**WHAT THE TASK ASKS**
Reproduce the listing word for word. Skip any image.
++++ RECORDS TO PROCESS ++++
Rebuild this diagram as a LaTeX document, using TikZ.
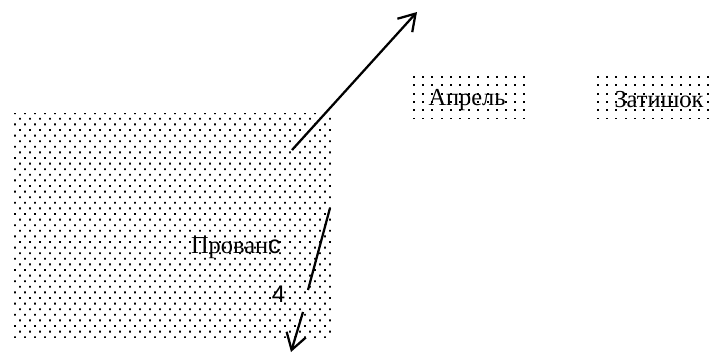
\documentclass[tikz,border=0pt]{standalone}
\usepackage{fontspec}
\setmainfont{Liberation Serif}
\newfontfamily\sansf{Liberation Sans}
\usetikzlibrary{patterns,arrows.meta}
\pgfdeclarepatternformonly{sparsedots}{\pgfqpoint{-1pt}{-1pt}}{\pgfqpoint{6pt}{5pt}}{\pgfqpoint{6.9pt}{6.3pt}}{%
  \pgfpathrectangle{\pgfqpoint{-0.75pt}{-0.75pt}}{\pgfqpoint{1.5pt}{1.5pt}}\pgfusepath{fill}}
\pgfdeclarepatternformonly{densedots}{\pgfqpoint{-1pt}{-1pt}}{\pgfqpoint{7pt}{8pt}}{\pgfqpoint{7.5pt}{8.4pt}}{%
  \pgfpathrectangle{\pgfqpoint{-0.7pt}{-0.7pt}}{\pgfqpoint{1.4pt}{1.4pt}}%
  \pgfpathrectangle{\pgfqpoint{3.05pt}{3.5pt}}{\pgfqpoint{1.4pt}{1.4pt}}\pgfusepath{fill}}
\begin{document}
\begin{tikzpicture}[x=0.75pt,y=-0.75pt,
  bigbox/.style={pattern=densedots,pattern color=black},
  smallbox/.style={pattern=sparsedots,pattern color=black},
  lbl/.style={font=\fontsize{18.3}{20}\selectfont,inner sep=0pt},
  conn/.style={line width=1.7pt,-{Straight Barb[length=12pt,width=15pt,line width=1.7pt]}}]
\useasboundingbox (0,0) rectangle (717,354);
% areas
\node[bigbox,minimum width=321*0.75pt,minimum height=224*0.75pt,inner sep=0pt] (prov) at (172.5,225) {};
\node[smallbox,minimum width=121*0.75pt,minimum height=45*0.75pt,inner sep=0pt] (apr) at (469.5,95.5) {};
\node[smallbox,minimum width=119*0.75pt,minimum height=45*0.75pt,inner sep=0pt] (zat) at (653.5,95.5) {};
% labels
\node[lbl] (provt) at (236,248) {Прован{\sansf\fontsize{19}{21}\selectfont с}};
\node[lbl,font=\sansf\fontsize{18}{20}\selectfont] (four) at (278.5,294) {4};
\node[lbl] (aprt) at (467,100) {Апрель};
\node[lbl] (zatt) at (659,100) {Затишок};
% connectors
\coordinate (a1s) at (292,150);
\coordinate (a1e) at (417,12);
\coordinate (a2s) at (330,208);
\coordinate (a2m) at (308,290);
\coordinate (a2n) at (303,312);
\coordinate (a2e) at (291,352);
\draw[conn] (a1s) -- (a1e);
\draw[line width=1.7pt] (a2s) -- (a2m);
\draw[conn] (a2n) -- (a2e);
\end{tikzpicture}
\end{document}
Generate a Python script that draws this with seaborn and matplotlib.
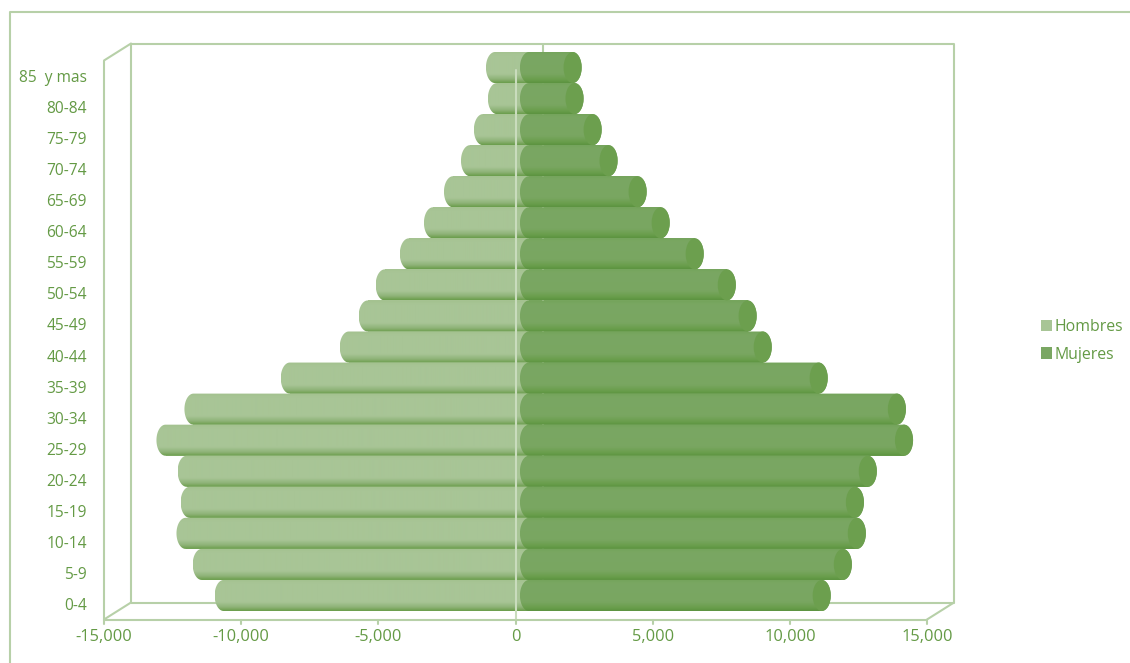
++++
**SOLUTION BELOW**
Rebuild this diagram as a LaTeX document, using TikZ.
\documentclass[tikz,border=0pt]{standalone}
\usepackage{fontspec}
\setmainfont{Liberation Serif}
\newfontfamily\sansf{Liberation Sans}
\usetikzlibrary{patterns,arrows.meta}
\pgfdeclarepatternformonly{sparsedots}{\pgfqpoint{-1pt}{-1pt}}{\pgfqpoint{6pt}{5pt}}{\pgfqpoint{6.9pt}{6.3pt}}{%
  \pgfpathrectangle{\pgfqpoint{-0.75pt}{-0.75pt}}{\pgfqpoint{1.5pt}{1.5pt}}\pgfusepath{fill}}
\pgfdeclarepatternformonly{densedots}{\pgfqpoint{-1pt}{-1pt}}{\pgfqpoint{7pt}{8pt}}{\pgfqpoint{7.5pt}{8.4pt}}{%
  \pgfpathrectangle{\pgfqpoint{-0.7pt}{-0.7pt}}{\pgfqpoint{1.4pt}{1.4pt}}%
  \pgfpathrectangle{\pgfqpoint{3.05pt}{3.5pt}}{\pgfqpoint{1.4pt}{1.4pt}}\pgfusepath{fill}}
\begin{document}
\begin{tikzpicture}[x=0.75pt,y=-0.75pt,
  bigbox/.style={pattern=densedots,pattern color=black},
  smallbox/.style={pattern=sparsedots,pattern color=black},
  lbl/.style={font=\fontsize{18.3}{20}\selectfont,inner sep=0pt},
  conn/.style={line width=1.7pt,-{Straight Barb[length=12pt,width=15pt,line width=1.7pt]}}]
\useasboundingbox (0,0) rectangle (717,354);
% areas
\node[bigbox,minimum width=321*0.75pt,minimum height=224*0.75pt,inner sep=0pt] (prov) at (172.5,225) {};
\node[smallbox,minimum width=121*0.75pt,minimum height=45*0.75pt,inner sep=0pt] (apr) at (469.5,95.5) {};
\node[smallbox,minimum width=119*0.75pt,minimum height=45*0.75pt,inner sep=0pt] (zat) at (653.5,95.5) {};
% labels
\node[lbl] (provt) at (236,248) {Прован{\sansf\fontsize{19}{21}\selectfont с}};
\node[lbl,font=\sansf\fontsize{18}{20}\selectfont] (four) at (278.5,294) {4};
\node[lbl] (aprt) at (467,100) {Апрель};
\node[lbl] (zatt) at (659,100) {Затишок};
% connectors
\coordinate (a1s) at (292,150);
\coordinate (a1e) at (417,12);
\coordinate (a2s) at (330,208);
\coordinate (a2m) at (308,290);
\coordinate (a2n) at (303,312);
\coordinate (a2e) at (291,352);
\draw[conn] (a1s) -- (a1e);
\draw[line width=1.7pt] (a2s) -- (a2m);
\draw[conn] (a2n) -- (a2e);
\end{tikzpicture}
\end{document}
Generate a Python script that draws this with seaborn and matplotlib.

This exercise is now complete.